Opportunities for oil and gas despite demand worry: Total CEO

Jul 11, 2017

Total CEO Patrick Pouyanne said climate policies and electric cars would affect demand for oil in the next three decades.

The oil industry must accept that global demand for crude may fall by 2050 but rich potential remains in hydrocarbons, especially gas, the head of French energy giant Total said Tuesday.

Total CEO Patrick Pouyanne said climate policies and electric cars would affect demand for oil in the next three decades.

"It is possible that by 2040-2050 oil demand will not be as high as it is today," he told the World Petroleum Congress in Istanbul. 

"It is a scenario that is possible" if the targets of the 2015 Paris climate accord are implemented, he said. 

But Pouyanne insisted there would remain a demand for oil, even if electric cars prove a success, as there is no substitute in sight for fossil fuels in heavy trucks and planes.

"I urge the industry to be responsible as there is plenty of opportunity for all of us," he said.

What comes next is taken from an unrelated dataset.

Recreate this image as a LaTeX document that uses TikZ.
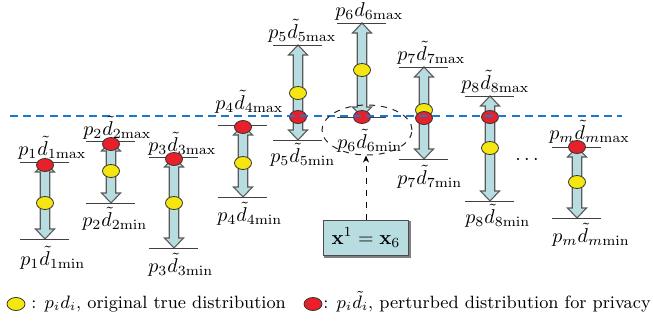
\documentclass[tikz,border=0pt]{standalone}
\usetikzlibrary{calc,arrows.meta,shapes.geometric}
\definecolor{afill}{HTML}{B7DDE1}
\definecolor{aline}{HTML}{5A5A5A}
\definecolor{ydotc}{HTML}{F5E60F}
\definecolor{rdotc}{HTML}{E8202A}
\definecolor{bline}{HTML}{1A78D0}
\tikzset{
  barrow/.style={fill=afill,draw=aline,line width=0.55pt,line join=miter},
  tick/.style={draw=black!75,line width=0.5pt},
  dotbase/.style={ellipse,draw=black!80,line width=0.4pt,minimum width=8.5pt,minimum height=6.5pt,inner sep=0pt},
  ydot/.style={dotbase,fill=ydotc},
  rdot/.style={dotbase,fill=rdotc},
  lab/.style={inner sep=0pt,anchor=base west,font=\normalsize},
  legtext/.style={inner sep=0pt,anchor=base west,font=\fontsize{8.9}{11}\selectfont},
}
\newcommand{\blockarr}[2]{%
 \draw[barrow] (#1) -- ($(#1)+(9.5,10)$) -- ($(#1)+(4.75,10)$) -- ($(#2)+(4.75,-10)$) -- ($(#2)+(9.5,-10)$) -- (#2) -- ($(#2)+(-9.5,-10)$) -- ($(#2)+(-4.75,-10)$) -- ($(#1)+(-4.75,10)$) -- ($(#1)+(-9.5,10)$) -- cycle;
 \draw[tick] ($(#1)+(-25,0)$) -- ($(#1)+(24,0)$);
 \draw[tick] ($(#2)+(-25,0)$) -- ($(#2)+(24,0)$);}
\begin{document}
\begin{tikzpicture}[x=0.5pt,y=-0.5pt]
\useasboundingbox (0,0) rectangle (653,322);
% coordinates of the top / bottom marks
\coordinate (t1) at (45,162);  \coordinate (b1) at (45,239);
\coordinate (t2) at (111,141); \coordinate (b2) at (111,203);
\coordinate (t3) at (174,157); \coordinate (b3) at (174,248);
\coordinate (t4) at (243,125); \coordinate (b4) at (243,197);
\coordinate (t5) at (298,45);  \coordinate (b5) at (298,140);
\coordinate (t6) at (362,23);  \coordinate (b6) at (362,117);
\coordinate (t7) at (424,67);  \coordinate (b7) at (424,159);
\coordinate (t8) at (490,96);  \coordinate (b8) at (490,201);
\coordinate (tm) at (577,147); \coordinate (bm) at (577,218);
\foreach \k in {1,2,3,4,5,6,7,8,m} {\blockarr{t\k}{b\k}}
% yellow dots
\node[ydot] (y1) at (45,203) {};
\node[ydot] (y2) at (111,171) {};
\node[ydot] (y3) at (174,203) {};
\node[ydot] (y4) at (243,163) {};
\node[ydot] (y5) at (298,93) {};
\node[ydot] (y6) at (362,70) {};
\node[ydot] (y7) at (424,110) {};
\node[ydot] (y8) at (490,148) {};
\node[ydot] (ym) at (577,182) {};
% red dots
\node[rdot] (r1) at (45,165) {};
\node[rdot] (r2) at (111,144) {};
\node[rdot] (r3) at (174,159) {};
\node[rdot] (r4) at (243,127) {};
\node[rdot] (r5) at (298,117) {};
\node[rdot] (r6) at (362,117) {};
\node[rdot] (r7) at (424,118) {};
\node[rdot] (r8) at (490,117) {};
\node[rdot] (rm) at (577,147) {};
% blue dashed level
\coordinate (bl0) at (10,116);
\coordinate (bl1) at (622,116);
\draw[bline,line width=1pt,dash pattern=on 4pt off 2.6pt] (bl0) -- (bl1);
% labels
\node[lab] (l1a) at (18,155) {$p_1\tilde d_{1\mathrm{max}}$};
\node[lab] (l1b) at (20,265) {$p_1\tilde d_{1\mathrm{min}}$};
\node[lab] (l2a) at (83,135) {$p_2\tilde d_{2\mathrm{max}}$};
\node[lab] (l2b) at (82,226) {$p_2\tilde d_{2\mathrm{min}}$};
\node[lab] (l3a) at (148,151) {$p_3\tilde d_{3\mathrm{max}}$};
\node[lab] (l3b) at (148,272) {$p_3\tilde d_{3\mathrm{min}}$};
\node[lab] (l4a) at (215,109) {$p_4\tilde d_{4\mathrm{max}}$};
\node[lab] (l4b) at (217,221) {$p_4\tilde d_{4\mathrm{min}}$};
\node[lab] (l5a) at (268,38) {$p_5\tilde d_{5\mathrm{max}}$};
\node[lab] (l5b) at (270,162) {$p_5\tilde d_{5\mathrm{min}}$};
\node[lab] (l6a) at (335,16) {$p_6 d_{6\mathrm{max}}$};
\node[lab] (l6b) at (337,148) {$p_6\tilde d_{6\mathrm{min}}$};
\node[lab] (l7a) at (397,60) {$p_7\tilde d_{7\mathrm{max}}$};
\node[lab] (l7b) at (397,184) {$p_7\tilde d_{7\mathrm{min}}$};
\node[lab] (l8a) at (461,89) {$p_8\tilde d_{8\mathrm{max}}$};
\node[lab] (l8b) at (465,223) {$p_8\tilde d_{8\mathrm{min}}$};
\node[lab] (lma) at (549,139) {$p_m\tilde d_{m\mathrm{max}}$};
\node[lab] (lmb) at (552,242) {$p_m\tilde d_{m\mathrm{min}}$};
\node (dots) at (527,160) {$\cdots$};
% highlight ellipse and box
\node[ellipse,draw=black!85,dashed,line width=0.5pt,minimum width=45pt,minimum height=25pt,inner sep=0pt] (ell) at (367,130) {};
\draw[black!50,line width=1.2pt] (324,256.5) -- (409.5,256.5) -- (409.5,221);
\node[draw=black!70,fill=afill,line width=0.5pt,minimum width=42.5pt,minimum height=17.5pt,inner sep=0pt] (box) at (366,237.5) {$\mathbf{x}^1=\mathbf{x}_6$};
\draw[dashed,line width=0.5pt,-{Stealth[length=3.5pt,width=3pt]}] (box.north) -- (box.north |- ell.south);
% legend
\node[ydot,minimum width=9pt] (ly) at (16,304) {};
\node[legtext] (lyt) at (31,308) {: $p_i d_i$, original true distribution};
\node[rdot,minimum width=9pt] (lr) at (313,304) {};
\node[legtext] (lrt) at (323,308) {: $p_i\tilde d_i$, perturbed distribution for privacy};
\end{tikzpicture}
\end{document}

"We have to have competitive oil assets to face demand that may not be as high as we expected."

He described gas as the "ideal carbon of the future" that could be used alongside renewables.

"We have to bet on gas," he said

Pouyanne described the fall in the oil price over the last years from highs of 145 dollars a barrel in 2008 to around 45 dollars now as "traumatic" but said the industry had shown a capacity to change.

As well as showing greater efficiencies, energy majors could still show what he described as a "pioneer spirit", he said, pointing to his own company's return to Iran.

Total on July 3 defied US pressure by signing a multi-billion-dollar gas deal with Iran, the first by a European firm in more than a decade.